I can see this is going to get complicated, very complicated. Here goes, IMHO a riffle or riffled type water is still all moving in one direction and is very similar to a viscous flow as it is not very turbulent or churning although it is chopped or riffled on the surface and if studied there is some localised movement, such as would cause micro drag on a dry fly or flutter plastic mini tubes about enticingly, however the overall downstream pace of the water or flow is much greater than any minor lateral movements. Therefore it holds fish and fish will rest and lie and take in suitable places along such water. i.e places of suitable depth to hold a fish.

The viscous flow is so steady however it is smooth or smoothed out. Constant steady. Undisturbed, generally free from even minor lateral variations.

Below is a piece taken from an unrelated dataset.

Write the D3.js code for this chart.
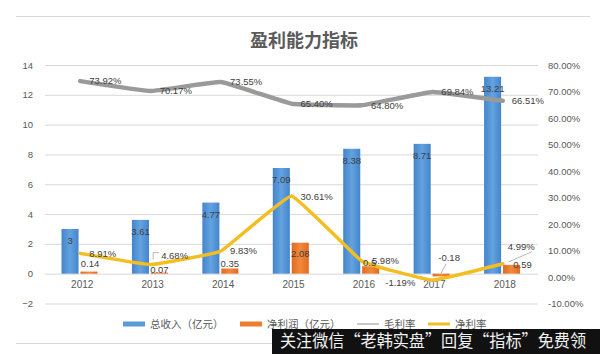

James Joyce described a flow of tap water in Ulysses using two words or phrases together with opposite meanings correctly in the same sentence one immediately after the other.

He used the following phrase to describe the flow of tap water he was watching, he called it the never changing ever changing water. That would be a good description of the viscous flow.

The water in your photos all looks good to me, there is nowhere that does not look productive except perhaps the shallowest parts of the riffles.

I'm sure there are parts of the water photographed where there are viscous flows and it is a matter of looking at and focussing on one place and noting the constant never changing smooth flow there, caused due to the local geography of the riverbed mainly or a steady draw away of water such as in a glide. A glide is usually a good example of a viscous flow though such a flow can and does occur away from a glide.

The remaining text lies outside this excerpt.